====== Migration of v3 sim/trend Customers ======
Something like the status quo of the migration of the v3 sim to the new v5 world.
**THIS IS WORK IN PROGRESS AND SUBJECT TO CHANGE AT ANY TIME**
===== GIT repos =====
* https://git.picalike.corpex-kunden.de/incubator/v5-color-extractor
* https://git.picalike.corpex-kunden.de/incubator/v5-backend
* https://git.picalike.corpex-kunden.de/incubator/v5-sim-api
* https://git.picalike.corpex-kunden.de/incubator/shop-extractor
===== Alpha Pipeline =====
The pipeline does not operate on CSV files, but on feeds in the old v3 Mongo
host: mongodb0{1, 2}.live.picalike.corpex-kunden.de:27017
database: picalike3
username: picalike3
password: [get me someplace else]
connection string: mongodb://picalike3:
mkdir -p /tmp/feeds; python3 ./v3_v5_feed.py --output-path /tmp/feeds/
The resulting jsons files in the folder can be directly used by the import_data script
==== Shop Extractor ====
The goal of the shop extractor is to send extraction requests to different extractor instances and communicate the extraction status to the shop conveyor belt. It also ensures that all ‘recent’ shop images have features for a given shop. This is a work in progress and was never fully tested nor deployed.

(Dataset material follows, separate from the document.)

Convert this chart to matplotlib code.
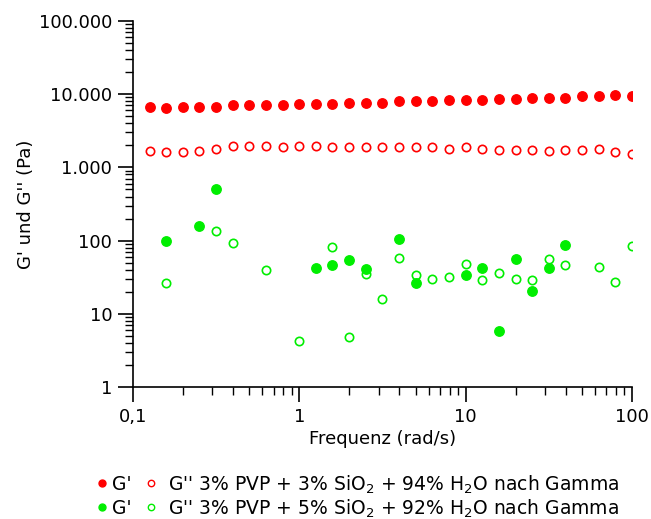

==== Grapex Environment ====
Link: [[gpu_machines|GPU machines]]
The base folder is here:
/home/picalike/v5
The environment is a Python 3.8 environment that is managed via
pip3 install --user
But be careful since the environment is shared with other users. Furthermore, the access to grapex is limited.
==== [optional] Feature Enrichment: v3 color / v5 shape ====
The v5_extractor service does not support v3 feeds yet and thus, a dedicated bulk extractor is used. The situation is further complicated because due to lack of hardware, grapex is used for the extraction.
Color:
ssh grapex
cd /home/picalike/v5/v3_colors
./color_enrichment.sh
which expects color_urls.distinct in the v3_mongo folder\\
Shape:
ssh grapex
cd /home/picalike/v5/v5_extractor
./export_features.sh
which expects urls.jsons in the same folder\\
Both files are generated with the v3_image_urls.py script from v5_color_extractor
==== Import v3 feeds into the v5 ====
The import_data.py script is located in the v5_backend:
python3 scripts/import_data.py --db_uri postgresql://docker:pgsql@localhost:5401/products --source_uri /tmp/feeds --shop_ids ags_v3_de_feed hirmergg_v3_de_feed madeleine_v3_de_feed sheego_v3_de_feed sportscheck_v3_de_feed witt_v3_de_feed
The call uses a local backend database and a one-json-per-line file as input. All v3 feeds should have an extra prefix _v3_.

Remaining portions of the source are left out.